Tarihi kaynaklarda adı Andavilis, Addaualis, Ambavalis olarak geçen Andaval Örenyeri, Niğde ilinin 8 km kuzey doğusunda, Aktaş Köyünde Niğde- Kayseri tren yolunun kıyısında bulunmaktadır. Örenyerinde Bizans dönemine ait bir kilise bulunmaktadır. Kilise ilk olarak W.J. HAMİLTON’ un 1842 yılında basılan seyahatnamesinde kısaca anlatılmaktadır. Seyyah, Eski Andavaldaki kilisenin Konstantinos’un annesi Helena’ya adanmış bir kilise olduğunu belirtmektedir.
TGA
Kilise en ayrıntılı biçimiyle ilk kez M. Restle’nin 1979’da basılan ve Kapadokya’daki erken Bizans Dönemi mimarisini inceleyen kitabında ayrıntılı olarak ele alınmıştır ve tanıtılmıştır. Araştırmacıların öngörüleri doğrultusunda kilisenin ilk yapısı 5. veya 6. yüzyıllara Bizans mimarisinde yaygın olarak uygulanan düz ahşap çatılı, üç nefli, tek apsisli Helenistik bazilika planlıdır. 8. ve 9. Yüzyıllardaki Arap akınları sırasında kilise büyük tahribat görmüş, olasılıkla yakılmış ve daha sonra örtü sistemi kagir beşik tonoza dönüştürülmüştür. Anadolu’nun 11. yüzyılda Türklerin eline geçmesinden sonra kilise, yörede ikamet eden gayrimüslim tebaanın ibadetine açık kalmıştır. 1970’lerde yapıda çalışmalar gerçekleştiren Araştırmacı M. Restle göre yapının, ilk dönemi üç nefli bazilikadır; yan nefler tek, orta nef çift pahlı çatıyla örtülüdür.
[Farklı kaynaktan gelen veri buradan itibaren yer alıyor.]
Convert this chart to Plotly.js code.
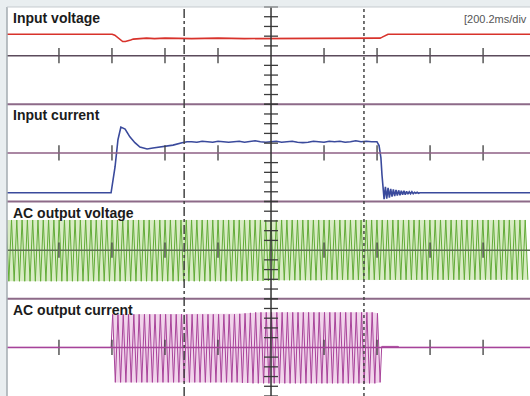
<!DOCTYPE html>
<html><head><meta charset="utf-8">
<script src="https://cdn.plot.ly/plotly-3.0.1.min.js"></script>
<style>html,body{margin:0;padding:0;background:#e9eef0;overflow:hidden;}#chart{width:530px;height:396px;}</style>
</head><body><div id="chart"></div>
<script>
// ---- data (x in ms relative to centre graticule, y in vertical divisions) ----
const timePerDivMs = 200.2;
const tickDivs = [-4, -3, -2, -1, 1, 2, 3, 4];
const minorTickDivs = [-1, -0.8, -0.6, -0.4, -0.2, 0.2, 0.4, 0.6, 0.8, 1];
const panelLabels = ["Input voltage", "Input current", "AC output voltage", "AC output current"];
const timebaseLabel = "[200.2ms/div";
const cursorTimesMs = [-328, 351];

const vinTime  = [-1000, -600, -590, -580, -570, -560, -550, -540, -530, -520, -505, -490, -470, -440, -400, -300, -200, -100, 0, 100, 200, 300, 400, 412, 420, 430, 442, 460, 1000];
const vinValue = [0.44, 0.44, 0.42, 0.37, 0.32, 0.29, 0.29, 0.30, 0.32, 0.34, 0.35, 0.36, 0.36, 0.35, 0.36, 0.35, 0.36, 0.35, 0.35, 0.36, 0.35, 0.36, 0.36, 0.36, 0.38, 0.41, 0.44, 0.44, 0.44];

const iinTime = [-1000, -604, -589, -578, -567, -551, -533, -514, -495, -468, -446, -419, -393, -370, -336, -317,
  -300, -280, -260, -240, -220, -200, -180, -160, -140, -120, -100, -80, -60, -40, -20, 0, 20, 40, 60, 80, 100, 120, 140, 160, 180, 200, 220, 240, 260, 280, 300, 320, 340, 360, 380, 400,
  408, 415, 419, 423,
  427, 432, 437, 442, 447, 452, 457, 462, 467, 472, 477, 482, 487, 492, 497, 502, 507, 512, 517, 522, 527, 532, 537, 542, 547, 552, 557, 562, 567, 575, 1000];
const iinValue = [-0.82, -0.82, -0.29, 0.27, 0.53, 0.49, 0.33, 0.21, 0.12, 0.08, 0.10, 0.12, 0.14, 0.16, 0.21, 0.23,
  0.23, 0.22, 0.24, 0.23, 0.22, 0.24, 0.23, 0.22, 0.23, 0.24, 0.22, 0.23, 0.25, 0.23, 0.22, 0.23, 0.24, 0.22, 0.23, 0.24, 0.22, 0.21, 0.22, 0.24, 0.23, 0.22, 0.24, 0.23, 0.24, 0.22, 0.23, 0.25, 0.23, 0.24, 0.23, 0.23,
  0.15, -0.10, -0.45, -0.75,
  -0.95, -0.70, -0.94, -0.72, -0.92, -0.74, -0.90, -0.75, -0.89, -0.76, -0.88, -0.77, -0.87, -0.78, -0.86, -0.78, -0.86, -0.79, -0.85, -0.80, -0.84, -0.80, -0.84, -0.81, -0.83, -0.81, -0.83, -0.82, -0.82, -0.82, -0.82];

// AC output voltage: one positive and one negative peak per 20 ms cycle (50 Hz)
const acVoltageStartMs = -1000;
const acHalfPeriodMs = 10;
const acVoltageTops = [
  0.62,0.62,0.62,0.62,0.62,0.62,0.62,0.62,0.62,0.62,
  0.62,0.62,0.62,0.62,0.62,0.62,0.62,0.62,0.62,0.62,
  0.62,0.62,0.62,0.62,0.62,0.62,0.62,0.62,0.62,0.62,
  0.62,0.62,0.62,0.62,0.62,0.62,0.62,0.62,0.62,0.62,
  0.62,0.62,0.62,0.62,0.62,0.62,0.62,0.62,0.62,0.62,
  0.62,0.62,0.62,0.62,0.62,0.62,0.62,0.62,0.62,0.62,
  0.62,0.62,0.62,0.62,0.62,0.62,0.62,0.62,0.62,0.62,
  0.62,0.62,0.62,0.62,0.62,0.62,0.62,0.62,0.62,0.62,
  0.62,0.62,0.62,0.62,0.62,0.62,0.62,0.62,0.62,0.62,
  0.62,0.62,0.62,0.62,0.62,0.62,0.62,0.62,0.62];
const acVoltageBottoms = [
  -0.64,-0.64,-0.64,-0.64,-0.64,-0.64,-0.64,-0.64,-0.64,-0.64,
  -0.64,-0.64,-0.64,-0.64,-0.64,-0.64,-0.64,-0.64,-0.64,-0.64,
  -0.64,-0.64,-0.64,-0.64,-0.64,-0.64,-0.64,-0.64,-0.64,-0.64,
  -0.64,-0.64,-0.64,-0.64,-0.64,-0.64,-0.64,-0.64,-0.64,-0.64,
  -0.64,-0.64,-0.64,-0.64,-0.64,-0.63,-0.63,-0.63,-0.63,-0.63,
  -0.62,-0.62,-0.62,-0.62,-0.62,-0.62,-0.62,-0.62,-0.62,-0.62,
  -0.61,-0.61,-0.61,-0.61,-0.61,-0.61,-0.61,-0.61,-0.61,-0.61,
  -0.61,-0.61,-0.61,-0.61,-0.61,-0.61,-0.61,-0.61,-0.61,-0.61,
  -0.61,-0.61,-0.61,-0.61,-0.61,-0.61,-0.61,-0.61,-0.61,-0.61,
  -0.61,-0.61,-0.61,-0.61,-0.61,-0.61,-0.61,-0.61,-0.61];

// AC output current: zero, then 51 cycles, then zero
const acCurrentOffTimeBefore = [-1000, -604];
const acCurrentOffValueBefore = [0, 0];
const acCurrentStartMs = -598;
const acCurrentTops = [
  0.68,0.68,0.68,0.68,0.68,0.68,0.68,0.68,0.68,0.68,
  0.68,0.68,0.68,0.68,0.68,0.68,0.68,0.68,0.68,0.68,
  0.68,0.68,0.68,0.68,0.69,0.70,0.71,0.72,0.72,0.72,
  0.72,0.72,0.72,0.72,0.72,0.72,0.72,0.72,0.72,0.72,
  0.72,0.72,0.72,0.72,0.72,0.72,0.72,0.72,0.72,0.72,0.70];
const acCurrentBottoms = [
  -0.72,-0.72,-0.72,-0.72,-0.72,-0.72,-0.72,-0.72,-0.72,-0.72,
  -0.72,-0.72,-0.72,-0.72,-0.72,-0.72,-0.72,-0.72,-0.72,-0.72,
  -0.72,-0.72,-0.72,-0.72,-0.73,-0.73,-0.74,-0.74,-0.74,-0.74,
  -0.74,-0.74,-0.74,-0.74,-0.74,-0.74,-0.74,-0.74,-0.74,-0.74,
  -0.74,-0.74,-0.74,-0.74,-0.74,-0.74,-0.74,-0.74,-0.74,-0.74,-0.72];
const acCurrentOffTimeAfter = [418, 480, 485, 1000];
const acCurrentOffValueAfter = [0.02, 0.02, 0, 0];

// ---- build ----
function peaksToWave(startMs, tops, bottoms) {
  const x = [], y = [], tx = [], bx = [];
  for (let i = 0; i < tops.length; i++) {
    const t1 = startMs + (2 * i) * acHalfPeriodMs, t2 = startMs + (2 * i + 1) * acHalfPeriodMs;
    x.push(t1, t2); y.push(tops[i], bottoms[i]); tx.push(t1); bx.push(t2);
  }
  return {x, y, tx, bx};
}
const vW = peaksToWave(acVoltageStartMs, acVoltageTops, acVoltageBottoms);
const cW = peaksToWave(acCurrentStartMs, acCurrentTops, acCurrentBottoms);

const traces = [];
// envelope fills
traces.push({x: vW.tx.concat(vW.bx.slice().reverse()), y: acVoltageTops.concat(acVoltageBottoms.slice().reverse()),
  yaxis: 'y3', mode: 'lines', fill: 'toself', fillcolor: 'rgba(180,218,140,0.5)', line: {width: 0}, hoverinfo: 'skip'});
traces.push({x: cW.tx.concat(cW.bx.slice().reverse()), y: acCurrentTops.concat(acCurrentBottoms.slice().reverse()),
  yaxis: 'y4', mode: 'lines', fill: 'toself', fillcolor: 'rgba(228,170,215,0.5)', line: {width: 0}, hoverinfo: 'skip'});
// waveforms
traces.push({x: vinTime, y: vinValue, yaxis: 'y', mode: 'lines', line: {color: '#d8322b', width: 1.6}});
traces.push({x: iinTime, y: iinValue, yaxis: 'y2', mode: 'lines', line: {color: '#3a4a9c', width: 1.6}});
traces.push({x: vW.x, y: vW.y, yaxis: 'y3', mode: 'lines', line: {color: '#62ab38', width: 1}});
traces.push({x: acCurrentOffTimeBefore.concat(cW.x, acCurrentOffTimeAfter),
  y: acCurrentOffValueBefore.concat(cW.y, acCurrentOffValueAfter), yaxis: 'y4', mode: 'lines', line: {color: '#a8449a', width: 1}});

const axNames = ['y', 'y2', 'y3', 'y4'];
const centerColors = ['#5b4a5b', '#8e5f85', '#5c6e52', '#a6439a'];
// graticule ticks
axNames.forEach(a => {
  traces.push({x: tickDivs.map(d => d * timePerDivMs), y: tickDivs.map(() => 0), yaxis: a, mode: 'markers', cliponaxis: false,
    marker: {symbol: 'line-ns', size: 11, line: {width: 1.3, color: '#3c3c3c'}}, hoverinfo: 'skip'});
  traces.push({x: minorTickDivs.map(() => 0), y: minorTickDivs, yaxis: a, mode: 'markers', cliponaxis: false,
    marker: {symbol: 'line-ew', size: 10, line: {width: 1.3, color: '#3c3c3c'}}, hoverinfo: 'skip'});
});

const shapes = [];
[0.25, 0.5, 0.75].forEach(p => shapes.push({type: 'line', xref: 'paper', yref: 'paper', x0: 0, x1: 1, y0: p, y1: p, line: {color: '#8d6a88', width: 2}, layer: 'below'}));
axNames.forEach((a, i) => shapes.push({type: 'line', xref: 'paper', yref: a, x0: 0, x1: 1, y0: 0, y1: 0, line: {color: centerColors[i], width: 1.5}, layer: 'above'}));
shapes.push({type: 'line', xref: 'x', yref: 'paper', x0: 0, x1: 0, y0: 0, y1: 1, line: {color: '#333', width: 1.5}});
shapes.push({type: 'line', xref: 'x', yref: 'paper', x0: cursorTimesMs[0], x1: cursorTimesMs[0], y0: 0, y1: 1, line: {color: '#444', width: 1.5, dash: 'dashdot'}});
shapes.push({type: 'line', xref: 'x', yref: 'paper', x0: cursorTimesMs[1], x1: cursorTimesMs[1], y0: 0, y1: 1, line: {color: '#444', width: 1.5, dash: 'dot'}});
shapes.push({type: 'line', xref: 'paper', yref: 'paper', x0: 0, x1: 0, y0: 0, y1: 1, line: {color: '#a3abb0', width: 1.5}});
shapes.push({type: 'line', xref: 'paper', yref: 'paper', x0: 0, x1: 1, y0: 1, y1: 1, line: {color: '#c5cbcf', width: 1}});

const annotations = panelLabels.map((t, i) => ({
  text: t, xref: 'paper', yref: axNames[i] + ' domain', x: 0.0076, y: 1, xanchor: 'left', yanchor: 'top', yshift: -1,
  showarrow: false, font: {family: 'Liberation Sans, Arial, sans-serif', size: 14, color: '#1b1b1b', weight: 'bold'}
}));
annotations.push({text: timebaseLabel, xref: 'paper', yref: 'paper', x: 1, y: 1, xanchor: 'right', yanchor: 'top', yshift: -4, xshift: -1,
  showarrow: false, font: {family: 'Liberation Sans, Arial, sans-serif', size: 11, color: '#555'}});

const hiddenY = dom => ({domain: dom, range: [-1, 1], anchor: 'x', showgrid: false, zeroline: false, showticklabels: false, ticks: '', showline: false, fixedrange: true});
const layout = {
  width: 530, height: 396, margin: {l: 7, r: 0, t: 7, b: 0, pad: 0},
  paper_bgcolor: '#e9eef0', plot_bgcolor: '#ffffff', showlegend: false,
  xaxis: {range: [-997, 978], showgrid: false, zeroline: false, showticklabels: false, ticks: '', showline: false, fixedrange: true},
  yaxis: hiddenY([0.75, 1]), yaxis2: hiddenY([0.5, 0.75]), yaxis3: hiddenY([0.25, 0.5]), yaxis4: hiddenY([0, 0.25]),
  shapes, annotations
};
Plotly.newPlot('chart', traces, layout, {staticPlot: true, displayModeBar: false});
</script></body></html>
Kilisenin günümüze ulaşabilen orta nef batı duvarı ve pencere kemerlerinde, orta nefi kuzey neften ayıran duvar ve tonoz başlangıçlarında duvar resimleri (fresko ve secco tekniğiyle yapılmış dini konulu resimler) yer almaktadır. Özellikle orta nef kuzey duvarındaki resimler Y. Ötüken tarafından 1987’de kısaca tanıtılmıştır.
TGA
Kilisenin orta nef batı duvarının güneyinde orta sırada yer alan Büyük Konstantin ve annesi Helena’nın Gerçek Haç’ın iki yanında gösterildiği kompozisyon kiliseye ismini veren sahne olmalıdır. Duvar yüzeyleri ve kemer içlerinde çok sayıda aziz, martir, kadın martir, ve Baş Melek figürlerinin yanı sıra orta nef kuzey duvarında görülen, batıdan itibaren İsa’nın Doğumu, Meryem’in anne babası Ioakhim ve Anna’yı bir haçın iki yanında gösteren sahne, Lazarus’un Diriltilişi ve İsa’nın Kudüs’e Girişi sahneleri gerek teknik gerek üslup özellikleri açısından yüksek bir duvar resmi kalitesini yansıtmaktadır. Bu özellikleri açısından kilisenin hemen yakınındaki Gümüşler Beldesinde bulunan
Gümüşler Manastırı’ndaki kiliselerle analoji yapmaktadır. Kilisedeki duvar resimleri en erken 11. ve en geç 13. yüzyıllar arasında boyanmış olmalıdır.